Reprinted from Northwest Watchdog
PORTLAND – The funding for a data collection center aimed at identifying and defusing terrorist threats in Oregon is in flux.
The Oregon Terrorism Information Threat Assessment Network is one of several Federal Fusion Centers spread across 77 U.S. cities that collaborate with local law-enforcement agencies on suspected terrorist threats.
But from Portland to Boston the effectiveness of these centers, along with their potential to violate free speech and privacy rights, is being questioned. Federal lawmakers critical of the programs have accused the centers, an after effect of the 9/11 terrorist attacks, of collecting “crap intelligence.”
Portland could be a good example of that, free speech advocates say.
The Partnership for Civil Justice Fund, a non-profit progressive legal organization based in Washington D.C., has obtained documents from the Department of Homeland Security via the Freedom of Information Act that show these centers were used, in part, to spy on peaceful protesters.

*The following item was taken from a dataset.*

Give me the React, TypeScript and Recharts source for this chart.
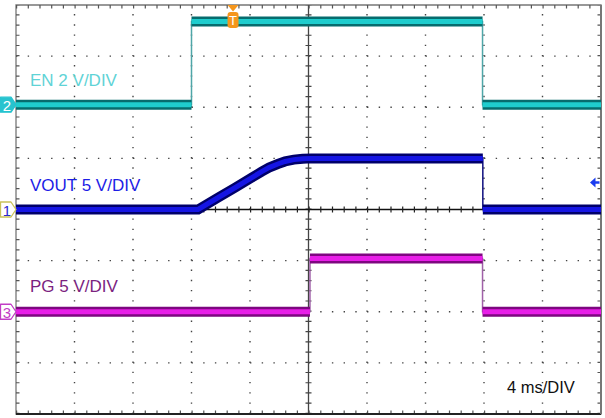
import { LineChart, Line, XAxis, YAxis, ReferenceLine, ReferenceDot, ReferenceArea } from "recharts";

// time in ms (4 ms/DIV, 10 divisions), volts per channel
const enTime = [0, 12.0, 12.0, 31.9, 31.9, 40];
const enVolts = [0, 0, 3.25, 3.25, 0, 0];

const voutTime = [0, 12.45, 13.8, 15.0, 16.1, 16.8, 17.3, 17.9, 18.4, 19.0, 19.6, 20.2, 31.92, 31.92, 40];
const voutVolts = [0, 0, 1.15, 2.15, 3.1, 3.7, 4.1, 4.45, 4.7, 4.88, 4.97, 5.0, 5.0, 0, 0];

const pgTime = [0, 20.1, 20.1, 31.9, 31.9, 40];
const pgVolts = [0, 0, 5.2, 5.2, 0, 0];

// grid (x in ms, y in divisions)
const xGrid = [4, 8, 12, 16, 24, 28, 32, 36];
const yGrid = [-3, -2, -1, 1, 2, 3];

const toPoints = (t: number[], v: number[]) => t.map((x, i) => ({ t: x, v: v[i] }));
// break the thick band at the fast (vertical) edges
const toBand = (t: number[], v: number[]) => {
  const out: { t: number; v: number | null }[] = [];
  t.forEach((x, i) => {
    if (i > 0 && (x - t[i - 1]) < 0.05 && Math.abs(v[i] - v[i - 1]) > 0.3) out.push({ t: x, v: null });
    out.push({ t: x, v: v[i] });
  });
  return out;
};

const FONT = "'Liberation Sans', Arial, sans-serif";

const channels = [
  { id: "en", t: enTime, v: enVolts, edge: "#4fa6a8", outer: "#076c6e", inner: "#1fcdce" },
  { id: "vout", t: voutTime, v: voutVolts, edge: "#101080", outer: "#00006a", inner: "#1515e4" },
  { id: "pg", t: pgTime, v: pgVolts, edge: "#a060a8", outer: "#7e0780", inner: "#e81ee8" },
];

const labels = [
  { text: "EN 2 V/DIV", t: 0.96, y: 2.52, color: "#5fd3d6", size: 17 },
  { text: "VOUT 5 V/DIV", t: 0.96, y: 0.47, color: "#1d1de6", size: 17 },
  { text: "PG 5 V/DIV", t: 0.96, y: -1.51, color: "#7b237f", size: 17 },
  { text: "4 ms/DIV", t: 33.57, y: -3.48, color: "#111", size: 16.5 },
];

const ChannelTag = ({ cx, cy, num, fill, border, color }: any) => (
  <g>
    <path
      d={`M${cx - 15.5},${cy - 7.5} L${cx - 5},${cy - 7.5} L${cx},${cy} L${cx - 5},${cy + 7.5} L${cx - 15.5},${cy + 7.5} Z`}
      fill={fill} stroke={border} strokeWidth={1.3} strokeLinejoin="round"
    />
    <text x={cx - 9} y={cy + 0.5} textAnchor="middle" dominantBaseline="central"
      style={{ fontFamily: FONT, fontSize: 15, fill: color }}>{num}</text>
  </g>
);

export default function App() {
  return (
    <div style={{ position: "absolute", left: 0, top: 0, background: "#fff" }}>
      <LineChart width={605} height={418} margin={{ top: 5, right: 4, bottom: 4, left: 16 }}>
        <XAxis type="number" dataKey="t" domain={[0, 40]} allowDataOverflow hide />
        <YAxis yAxisId="div" type="number" domain={[-4, 4]} allowDataOverflow hide />
        <YAxis yAxisId="en" type="number" domain={[-12.1, 3.9]} allowDataOverflow hide />
        <YAxis yAxisId="vout" type="number" domain={[-20, 20]} allowDataOverflow hide />
        <YAxis yAxisId="pg" type="number" domain={[-10, 30]} allowDataOverflow hide />

        {xGrid.map((x) => (
          <ReferenceLine key={`gx${x}`} yAxisId="div" x={x} stroke="#444" strokeWidth={1.4} strokeDasharray="1.4 8.82" />
        ))}
        {yGrid.map((y) => (
          <ReferenceLine key={`gy${y}`} yAxisId="div" y={y} stroke="#444" strokeWidth={1.4} strokeDasharray="1.4 10.3" />
        ))}

        {/* center axes with minor ticks */}
        <ReferenceLine yAxisId="div" x={20} stroke="#444" strokeWidth={1.3} />
        <ReferenceLine yAxisId="div" x={20} stroke="#444" strokeWidth={6} strokeDasharray="1.2 9.02" />
        <ReferenceLine yAxisId="div" y={0} stroke="#111" strokeWidth={1.3} />
        <ReferenceLine yAxisId="div" y={0} stroke="#222" strokeWidth={6} strokeDasharray="1.2 10.5" />

        {/* border ticks */}
        <ReferenceLine yAxisId="div" y={4 - 0.035} stroke="#555" strokeWidth={3.5} strokeDasharray="1.2 10.5" />
        <ReferenceLine yAxisId="div" y={-4 + 0.035} stroke="#555" strokeWidth={3.5} strokeDasharray="1.2 10.5" />
        <ReferenceLine yAxisId="div" x={0.12} stroke="#555" strokeWidth={3.5} strokeDasharray="1.2 9.02" />
        <ReferenceLine yAxisId="div" x={40 - 0.12} stroke="#555" strokeWidth={3.5} strokeDasharray="1.2 9.02" />

        <ReferenceArea yAxisId="div" x1={0} x2={40} y1={-4} y2={4} fill="none" stroke="#777" strokeWidth={1.3} />
        <ReferenceLine yAxisId="div" y={-4} stroke="#222" strokeWidth={2} />
        <ReferenceLine yAxisId="div" x={40} stroke="#777" strokeWidth={2} />

        {channels.map((c) => (
          <Line key={`${c.id}-edge`} yAxisId={c.id} data={toPoints(c.t, c.v)} dataKey="v" type="linear"
            stroke={c.edge} strokeWidth={1.5} dot={false} activeDot={false} isAnimationActive={false} />
        ))}
        {channels.map((c) => (
          <Line key={`${c.id}-outer`} yAxisId={c.id} data={toBand(c.t, c.v)} dataKey="v" type="linear"
            stroke={c.outer} strokeWidth={10} strokeLinecap="butt" dot={false} activeDot={false} isAnimationActive={false} />
        ))}
        {channels.map((c) => (
          <Line key={`${c.id}-inner`} yAxisId={c.id} data={toBand(c.t, c.v)} dataKey="v" type="linear"
            stroke={c.inner} strokeWidth={5} strokeLinecap="butt" dot={false} activeDot={false} isAnimationActive={false} />
        ))}

        {labels.map((l) => (
          <ReferenceDot key={l.text} yAxisId="div" x={l.t} y={l.y} r={0}
            shape={(p: any) => (
              <text x={p.cx} y={p.cy} dominantBaseline="central" textAnchor="start"
                style={{ fontFamily: FONT, fontSize: l.size, fill: l.color }}>{l.text}</text>
            )} />
        ))}

        <ReferenceDot yAxisId="en" x={0} y={0} r={0}
          shape={(p: any) => <ChannelTag cx={p.cx} cy={p.cy} num="2" fill="#27c3cf" border="#27c3cf" color="#fff" />} />
        <ReferenceDot yAxisId="vout" x={0} y={0} r={0}
          shape={(p: any) => <ChannelTag cx={p.cx} cy={p.cy} num="1" fill="#fff" border="#c9c25a" color="#2a2ad0" />} />
        <ReferenceDot yAxisId="pg" x={0} y={0} r={0}
          shape={(p: any) => <ChannelTag cx={p.cx} cy={p.cy} num="3" fill="#fff" border="#c23cc6" color="#c23cc6" />} />

        {/* trigger position */}
        <ReferenceDot yAxisId="div" x={14.84} y={4} r={0}
          shape={(p: any) => (
            <g>
              <path d={`M${p.cx - 5.5},${p.cy} L${p.cx + 5.5},${p.cy} L${p.cx},${p.cy + 6.5} Z`} fill="#f5961c" />
              <rect x={p.cx - 5.5} y={p.cy + 7} width={11} height={16} rx={3} fill="#f5961c" />
              <text x={p.cx} y={p.cy + 15.5} textAnchor="middle" dominantBaseline="central"
                style={{ fontFamily: FONT, fontSize: 13, fill: "#fff" }}>T</text>
            </g>
          )} />

        {/* trigger level arrow */}
        <ReferenceDot yAxisId="vout" x={40} y={2.64} r={0}
          shape={(p: any) => (
            <g>
              <path d={`M${p.cx - 11},${p.cy} L${p.cx - 5.5},${p.cy - 5} L${p.cx - 5.5},${p.cy + 5} Z`} fill="#1a3cf0" />
              <line x1={p.cx - 6} y1={p.cy} x2={p.cx - 1.5} y2={p.cy} stroke="#1a3cf0" strokeWidth={2.5} />
            </g>
          )} />
      </LineChart>
    </div>
  );
}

“What we’re seeing in the documents we’ve obtained is routine, systematic use of anti-terrorism criminal investigative authority against what is acknowledged to be completely peaceful and lawful in the United States,” said Mara Verheyden-Hilliard, executive director of PCJF. “It is the apparatus of the intelligence entities turning to devote those resources against (organizations) most would not recognize as being terrorists.”
For example, in Portland the documents from DHS showed that the mayor and police collaborated to shut down Occupy Portland camps. DHS reported: “Business community and PD want this to end,” according to the documents obtained by PCJF.

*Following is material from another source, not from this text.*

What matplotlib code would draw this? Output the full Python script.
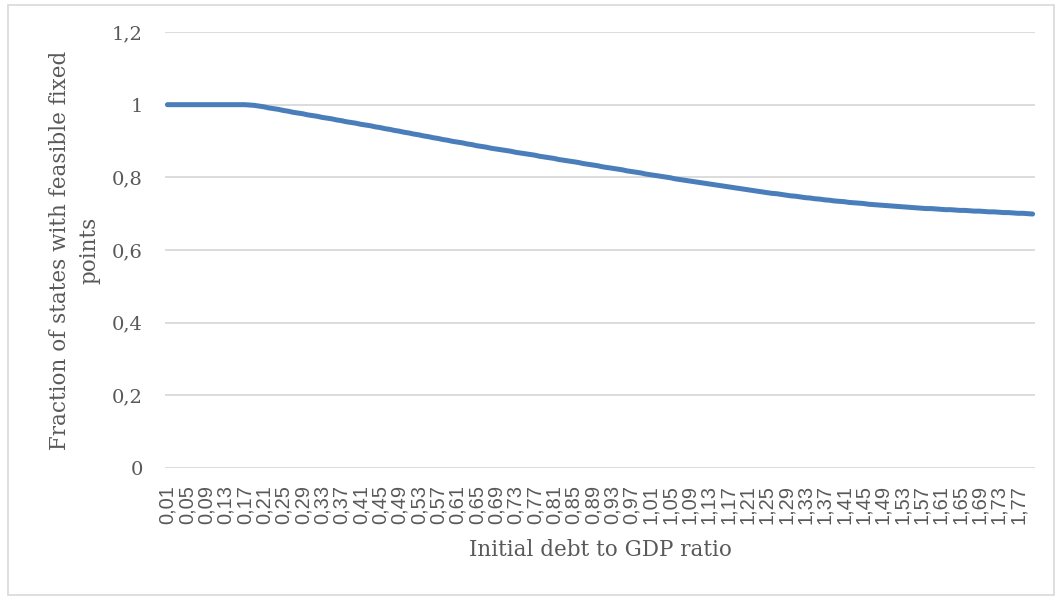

“It’s really the government of the United States turning its sights on the people of the United States at a time when people are fighting back against the system,” Verheyden-Hilliard said.

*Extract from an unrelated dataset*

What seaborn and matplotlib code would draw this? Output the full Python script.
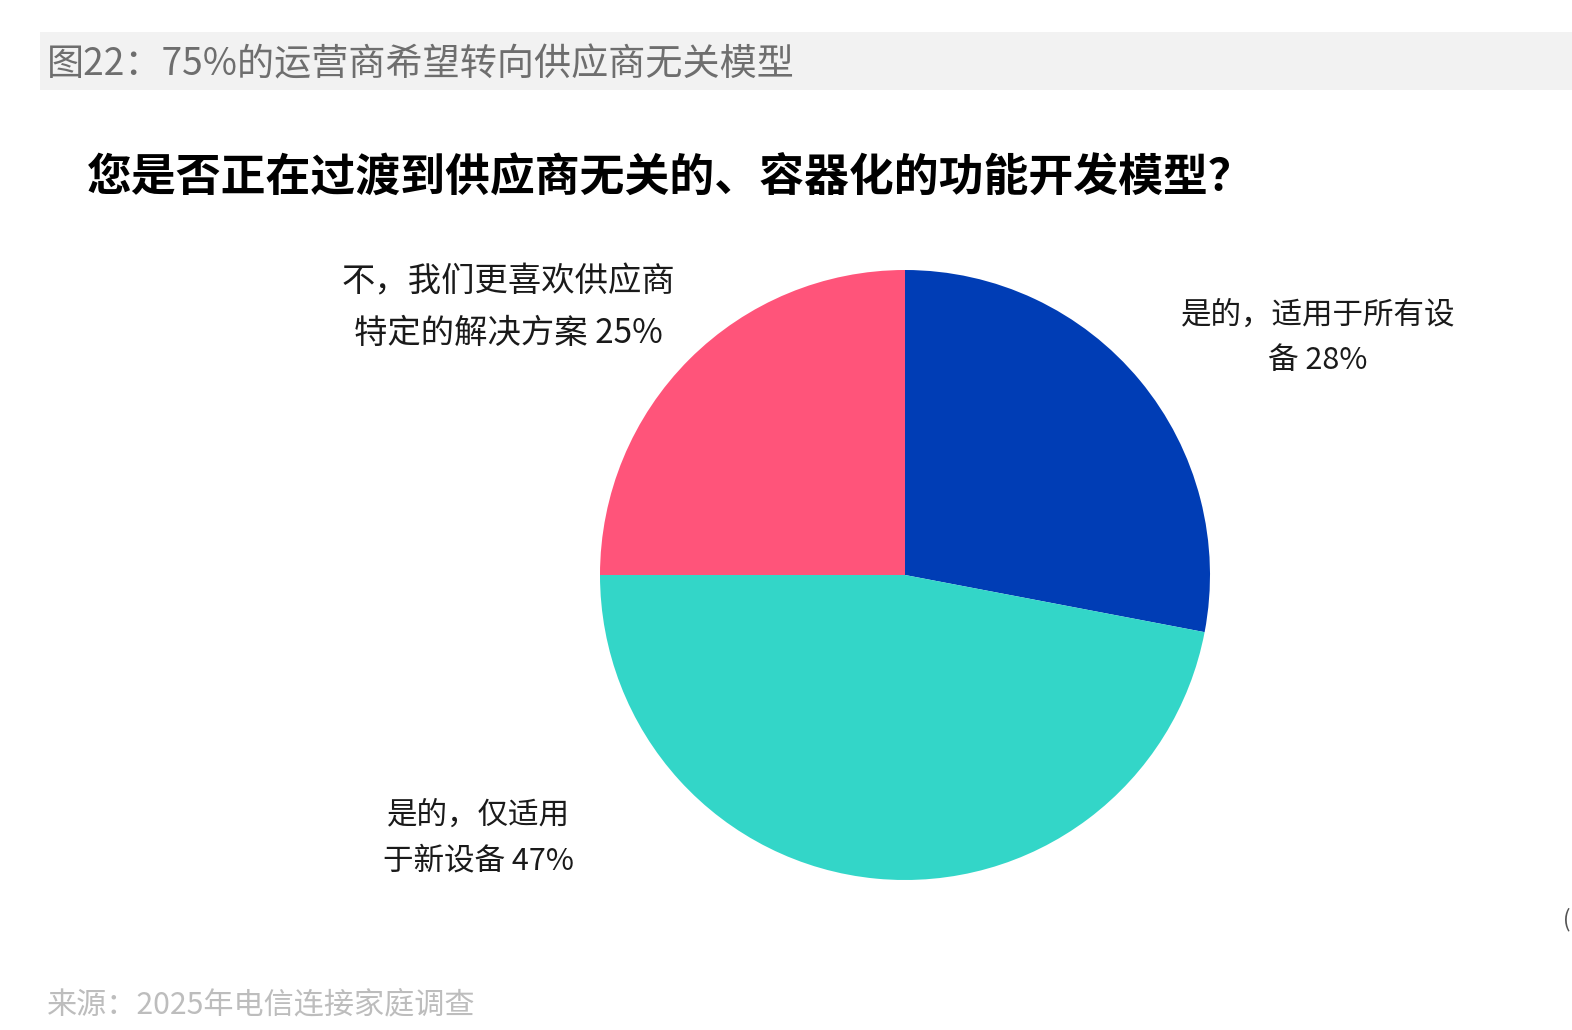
import matplotlib
matplotlib.use("Agg")
import matplotlib.pyplot as plt
import seaborn as sns
from matplotlib.patches import Rectangle

# data
categories = ["是的，适用于所有设备", "是的，仅适用于新设备", "不，我们更喜欢供应商特定的解决方案"]
shares = [28, 47, 25]
labels = ["是的，适用于所有设\n备 28%", "是的，仅适用\n于新设备 47%", "不，我们更喜欢供应商\n特定的解决方案 25%"]
colors = ["#003DB5", "#33D6C8", "#FF547A"]

header = "图22：75%的运营商希望转向供应商无关模型"
question = "您是否正在过渡到供应商无关的、容器化的功能开发模型？"
source = "来源：2025年电信连接家庭调查"

sns.set_theme(style="white")
plt.rcParams["font.family"] = ["Noto Sans CJK SC", "DejaVu Sans"]

W, H = 1572, 1030
fig = plt.figure(figsize=(W / 100, H / 100), dpi=100)
fig.patch.set_facecolor("white")


def fx(x):
    return x / W


def fy(y):
    return 1 - y / H


# header band
fig.patches.append(Rectangle((fx(40), fy(90)), 1 - fx(40), (90 - 32) / H,
                             transform=fig.transFigure, facecolor="#F2F2F2",
                             edgecolor="none", zorder=0))
fig.text(fx(47), fy(65), header, fontsize=26.7, color="#6E6E6E",
         fontweight="light", va="center", ha="left")

fig.text(fx(87), fy(179), question, fontsize=32.3, color="black",
         fontweight="bold", va="center", ha="left")

# pie
cx, cy, r = 905, 575, 305
ax = fig.add_axes([fx(cx - r), fy(cy + r), 2 * r / W, 2 * r / H])
ax.pie(shares, colors=colors, startangle=90, counterclock=False,
       wedgeprops=dict(linewidth=0))
ax.set_xlim(-1, 1)
ax.set_ylim(-1, 1)
ax.axis("off")

label_pos = [(1318, 338), (478, 838), (508, 308)]
label_size = [22, 22, 24]
for (x, y), s, txt in zip(label_pos, label_size, labels):
    fig.text(fx(x), fy(y), txt, fontsize=s, color="#1A1A1A", ha="center",
             va="center", linespacing=1.62, fontweight="light")

fig.text(fx(47), fy(1005), source, fontsize=21.7, color="#BDBDBD",
         fontweight="light", va="center", ha="left")
fig.text(fx(1563), fy(920), "(", fontsize=16, color="#555555",
         va="center", ha="left")

fig.savefig("out.png", dpi=100)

Critics say the wide array of intelligence collected by these centers mucks up criminal investigations and, in the case of the Boston bombings, keeps law enforcement from preventing the real threats.
But Oregon state officials say the center is needed.
Oregon Department of Justice communications director Jeff Manning said the center was abuzz with threats of mass school shootings shortly after the Newtown, Conn., and Clackamas Town Center shootings.
“I don’t know how real any of that ever was but the fusion center was able to track all of that,” he said.
Manning said the fusions centers came about after 9/11.
“Secrecy was big and sharing information was not and the fusion center was sort of a realization that came with a huge price after 9/11,” he said.
But funding for the fusion centers, including the one in Oregon, is in jeopardy. It’s not the first time the center’s fate — funded by state and local tax dollars — has been up in the air.
“We’ll see what happens at this point,” Manning said. “We are hoping to secure the funding to keep it open and functioning.”
Verheyden-Hilliard said the surveillance of groups like Occupy Portland that are pushing back against the establishment creates an atmosphere where people become afraid of the consequences of protesting the status quo.
“The violation, too, is the chill that it impacts on people,” she said. “They’re making what is completely peaceful, lawful cherished free speech look like it’s criminal when it’s the farthest thing from criminal.”
Whether it continues will be up to the Oregon Legislature, which is now in the closing days of session and the thick of the budgeting process.